EXERCISE DETAILS:
From the very first line of the data to the line containing "0.36, 0.39, 0.42, 0.45, 0.47, 0.50, 0.52, 0.55, 0.57, 0.59]", retype everything exactly, leaving the pictures behind.

GIVEN INFORMATION:

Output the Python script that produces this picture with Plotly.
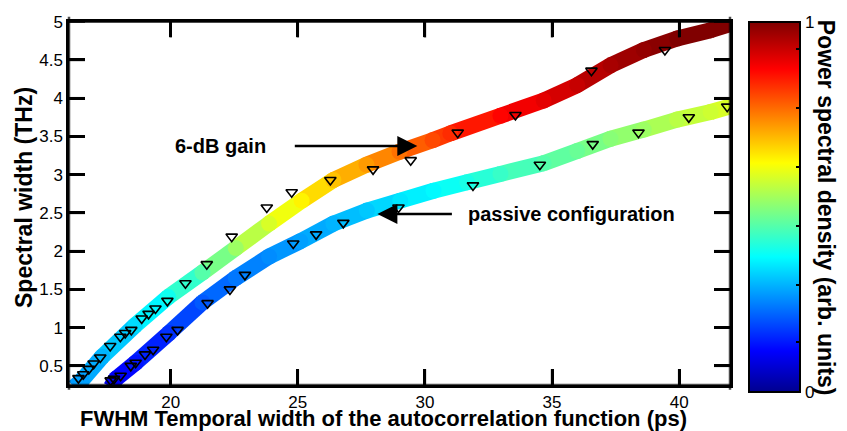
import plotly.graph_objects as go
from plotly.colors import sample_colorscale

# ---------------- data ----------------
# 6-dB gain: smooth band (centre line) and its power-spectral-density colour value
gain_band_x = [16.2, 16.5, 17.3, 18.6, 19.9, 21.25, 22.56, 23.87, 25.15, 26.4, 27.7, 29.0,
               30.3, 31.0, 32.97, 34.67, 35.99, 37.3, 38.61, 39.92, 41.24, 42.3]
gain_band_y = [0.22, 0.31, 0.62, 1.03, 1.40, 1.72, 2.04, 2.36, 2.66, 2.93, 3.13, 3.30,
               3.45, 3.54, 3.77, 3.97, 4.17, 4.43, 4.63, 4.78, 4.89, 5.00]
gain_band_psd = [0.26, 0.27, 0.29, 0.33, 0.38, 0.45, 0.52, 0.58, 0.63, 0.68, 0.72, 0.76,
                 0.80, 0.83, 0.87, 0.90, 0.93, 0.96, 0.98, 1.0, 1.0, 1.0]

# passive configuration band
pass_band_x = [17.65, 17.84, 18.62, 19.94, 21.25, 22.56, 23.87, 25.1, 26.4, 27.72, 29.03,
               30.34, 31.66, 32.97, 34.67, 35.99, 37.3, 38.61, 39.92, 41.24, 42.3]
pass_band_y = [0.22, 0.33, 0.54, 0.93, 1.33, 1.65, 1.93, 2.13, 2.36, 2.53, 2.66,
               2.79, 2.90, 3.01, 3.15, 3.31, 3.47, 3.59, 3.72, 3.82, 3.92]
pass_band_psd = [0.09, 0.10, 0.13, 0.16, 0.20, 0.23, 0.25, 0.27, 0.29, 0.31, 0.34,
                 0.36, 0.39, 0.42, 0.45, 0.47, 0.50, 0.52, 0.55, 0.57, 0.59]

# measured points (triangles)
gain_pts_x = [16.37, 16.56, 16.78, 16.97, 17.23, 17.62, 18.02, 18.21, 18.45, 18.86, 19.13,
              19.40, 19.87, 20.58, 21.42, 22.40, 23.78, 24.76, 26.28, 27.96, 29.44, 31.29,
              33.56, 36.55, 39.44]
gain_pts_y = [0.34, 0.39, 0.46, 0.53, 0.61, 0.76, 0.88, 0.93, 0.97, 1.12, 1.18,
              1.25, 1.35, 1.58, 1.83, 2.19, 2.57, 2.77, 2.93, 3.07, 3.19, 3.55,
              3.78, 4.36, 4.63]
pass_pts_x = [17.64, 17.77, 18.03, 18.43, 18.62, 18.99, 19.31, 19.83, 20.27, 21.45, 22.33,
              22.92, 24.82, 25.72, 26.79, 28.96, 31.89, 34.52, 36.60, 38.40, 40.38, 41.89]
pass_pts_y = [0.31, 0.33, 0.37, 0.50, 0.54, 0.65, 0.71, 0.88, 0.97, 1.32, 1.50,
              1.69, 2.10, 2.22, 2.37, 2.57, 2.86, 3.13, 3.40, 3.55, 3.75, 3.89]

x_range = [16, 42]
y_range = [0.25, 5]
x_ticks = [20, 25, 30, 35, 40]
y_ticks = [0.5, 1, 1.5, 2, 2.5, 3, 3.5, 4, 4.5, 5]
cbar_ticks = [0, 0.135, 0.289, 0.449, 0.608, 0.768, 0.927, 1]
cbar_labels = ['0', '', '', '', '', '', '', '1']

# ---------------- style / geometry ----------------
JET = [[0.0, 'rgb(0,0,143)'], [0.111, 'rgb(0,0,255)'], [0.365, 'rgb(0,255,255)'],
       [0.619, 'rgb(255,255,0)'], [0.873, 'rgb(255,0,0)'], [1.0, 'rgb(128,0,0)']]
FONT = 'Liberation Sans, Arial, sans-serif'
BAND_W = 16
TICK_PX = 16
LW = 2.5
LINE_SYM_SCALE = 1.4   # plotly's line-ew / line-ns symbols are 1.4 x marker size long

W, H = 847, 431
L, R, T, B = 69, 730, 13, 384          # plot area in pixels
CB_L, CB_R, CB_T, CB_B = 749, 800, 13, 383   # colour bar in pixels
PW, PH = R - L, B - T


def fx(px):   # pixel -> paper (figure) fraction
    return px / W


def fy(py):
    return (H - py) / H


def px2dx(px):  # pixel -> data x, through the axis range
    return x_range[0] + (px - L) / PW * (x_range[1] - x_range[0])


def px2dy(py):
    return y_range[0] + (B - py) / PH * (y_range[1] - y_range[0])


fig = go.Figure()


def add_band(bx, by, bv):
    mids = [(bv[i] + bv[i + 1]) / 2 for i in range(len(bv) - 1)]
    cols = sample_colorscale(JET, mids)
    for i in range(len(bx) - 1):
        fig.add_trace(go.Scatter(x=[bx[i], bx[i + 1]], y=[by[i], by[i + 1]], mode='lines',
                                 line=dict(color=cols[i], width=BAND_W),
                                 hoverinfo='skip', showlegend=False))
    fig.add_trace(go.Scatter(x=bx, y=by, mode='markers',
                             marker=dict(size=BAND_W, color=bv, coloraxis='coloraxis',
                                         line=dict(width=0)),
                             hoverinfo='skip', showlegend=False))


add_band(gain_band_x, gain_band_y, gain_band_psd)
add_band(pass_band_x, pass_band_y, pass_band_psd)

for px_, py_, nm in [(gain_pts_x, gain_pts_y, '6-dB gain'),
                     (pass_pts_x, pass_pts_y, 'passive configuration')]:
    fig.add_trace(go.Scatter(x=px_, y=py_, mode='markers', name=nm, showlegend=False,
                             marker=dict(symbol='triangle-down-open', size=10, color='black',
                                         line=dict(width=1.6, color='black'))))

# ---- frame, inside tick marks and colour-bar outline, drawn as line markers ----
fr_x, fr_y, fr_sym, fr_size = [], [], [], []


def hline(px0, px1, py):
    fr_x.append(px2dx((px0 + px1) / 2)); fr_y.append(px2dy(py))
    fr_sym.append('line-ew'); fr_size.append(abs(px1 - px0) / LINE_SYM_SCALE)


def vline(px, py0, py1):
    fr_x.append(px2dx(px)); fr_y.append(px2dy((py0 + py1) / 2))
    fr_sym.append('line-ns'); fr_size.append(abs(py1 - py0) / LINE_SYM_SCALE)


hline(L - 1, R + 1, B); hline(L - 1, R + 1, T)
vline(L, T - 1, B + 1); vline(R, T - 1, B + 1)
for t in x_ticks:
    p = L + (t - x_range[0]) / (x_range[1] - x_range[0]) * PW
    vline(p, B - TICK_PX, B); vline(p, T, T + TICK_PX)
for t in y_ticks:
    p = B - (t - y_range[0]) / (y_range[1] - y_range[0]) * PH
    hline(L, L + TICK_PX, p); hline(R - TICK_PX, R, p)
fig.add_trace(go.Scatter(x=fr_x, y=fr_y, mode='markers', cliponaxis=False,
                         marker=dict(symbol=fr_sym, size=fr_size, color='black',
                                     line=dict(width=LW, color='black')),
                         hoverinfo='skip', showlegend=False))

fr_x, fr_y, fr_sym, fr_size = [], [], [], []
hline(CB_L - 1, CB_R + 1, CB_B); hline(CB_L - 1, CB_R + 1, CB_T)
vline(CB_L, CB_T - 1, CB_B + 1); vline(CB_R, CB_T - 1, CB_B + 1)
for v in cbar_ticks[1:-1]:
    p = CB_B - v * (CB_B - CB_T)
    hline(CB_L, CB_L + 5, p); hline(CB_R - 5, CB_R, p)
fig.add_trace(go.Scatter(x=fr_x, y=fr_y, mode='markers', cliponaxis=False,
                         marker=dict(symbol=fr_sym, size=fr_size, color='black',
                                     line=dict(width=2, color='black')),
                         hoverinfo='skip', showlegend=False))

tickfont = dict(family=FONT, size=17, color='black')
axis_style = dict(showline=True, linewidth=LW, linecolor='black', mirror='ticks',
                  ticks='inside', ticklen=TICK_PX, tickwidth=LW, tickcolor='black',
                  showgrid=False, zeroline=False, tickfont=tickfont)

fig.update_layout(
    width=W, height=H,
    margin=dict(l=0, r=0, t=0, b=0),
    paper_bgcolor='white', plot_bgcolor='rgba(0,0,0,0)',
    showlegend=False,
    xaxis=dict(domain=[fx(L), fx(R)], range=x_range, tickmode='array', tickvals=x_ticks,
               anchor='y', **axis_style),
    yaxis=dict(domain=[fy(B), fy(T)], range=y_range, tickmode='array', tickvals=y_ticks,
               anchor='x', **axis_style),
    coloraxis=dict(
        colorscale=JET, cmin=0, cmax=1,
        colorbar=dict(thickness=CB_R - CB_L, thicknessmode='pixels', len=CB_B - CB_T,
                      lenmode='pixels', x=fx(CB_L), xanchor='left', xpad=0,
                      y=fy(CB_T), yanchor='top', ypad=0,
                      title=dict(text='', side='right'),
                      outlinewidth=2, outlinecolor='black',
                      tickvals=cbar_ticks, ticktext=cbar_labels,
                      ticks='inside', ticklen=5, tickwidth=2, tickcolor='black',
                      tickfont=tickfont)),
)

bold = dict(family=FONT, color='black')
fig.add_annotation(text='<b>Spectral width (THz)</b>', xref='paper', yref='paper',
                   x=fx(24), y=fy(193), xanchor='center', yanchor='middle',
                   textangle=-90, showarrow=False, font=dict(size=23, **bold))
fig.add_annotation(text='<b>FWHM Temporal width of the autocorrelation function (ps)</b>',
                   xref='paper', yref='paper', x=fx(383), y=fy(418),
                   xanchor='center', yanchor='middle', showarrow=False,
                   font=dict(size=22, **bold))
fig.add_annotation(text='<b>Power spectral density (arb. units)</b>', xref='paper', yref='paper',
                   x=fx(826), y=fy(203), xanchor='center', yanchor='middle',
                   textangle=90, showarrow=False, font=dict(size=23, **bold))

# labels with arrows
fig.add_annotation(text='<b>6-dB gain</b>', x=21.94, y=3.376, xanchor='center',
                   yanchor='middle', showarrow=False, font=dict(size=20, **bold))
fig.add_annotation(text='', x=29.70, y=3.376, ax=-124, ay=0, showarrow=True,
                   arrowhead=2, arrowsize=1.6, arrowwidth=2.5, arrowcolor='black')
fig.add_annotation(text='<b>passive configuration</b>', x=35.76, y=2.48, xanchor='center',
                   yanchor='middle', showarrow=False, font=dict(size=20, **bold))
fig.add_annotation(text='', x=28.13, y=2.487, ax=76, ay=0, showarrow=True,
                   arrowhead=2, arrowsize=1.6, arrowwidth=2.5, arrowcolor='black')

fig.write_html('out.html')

TASK RESPONSE:
Output the Python script that produces this picture with Plotly.
import plotly.graph_objects as go
from plotly.colors import sample_colorscale

# ---------------- data ----------------
# 6-dB gain: smooth band (centre line) and its power-spectral-density colour value
gain_band_x = [16.2, 16.5, 17.3, 18.6, 19.9, 21.25, 22.56, 23.87, 25.15, 26.4, 27.7, 29.0,
               30.3, 31.0, 32.97, 34.67, 35.99, 37.3, 38.61, 39.92, 41.24, 42.3]
gain_band_y = [0.22, 0.31, 0.62, 1.03, 1.40, 1.72, 2.04, 2.36, 2.66, 2.93, 3.13, 3.30,
               3.45, 3.54, 3.77, 3.97, 4.17, 4.43, 4.63, 4.78, 4.89, 5.00]
gain_band_psd = [0.26, 0.27, 0.29, 0.33, 0.38, 0.45, 0.52, 0.58, 0.63, 0.68, 0.72, 0.76,
                 0.80, 0.83, 0.87, 0.90, 0.93, 0.96, 0.98, 1.0, 1.0, 1.0]

# passive configuration band
pass_band_x = [17.65, 17.84, 18.62, 19.94, 21.25, 22.56, 23.87, 25.1, 26.4, 27.72, 29.03,
               30.34, 31.66, 32.97, 34.67, 35.99, 37.3, 38.61, 39.92, 41.24, 42.3]
pass_band_y = [0.22, 0.33, 0.54, 0.93, 1.33, 1.65, 1.93, 2.13, 2.36, 2.53, 2.66,
               2.79, 2.90, 3.01, 3.15, 3.31, 3.47, 3.59, 3.72, 3.82, 3.92]
pass_band_psd = [0.09, 0.10, 0.13, 0.16, 0.20, 0.23, 0.25, 0.27, 0.29, 0.31, 0.34,
                 0.36, 0.39, 0.42, 0.45, 0.47, 0.50, 0.52, 0.55, 0.57, 0.59]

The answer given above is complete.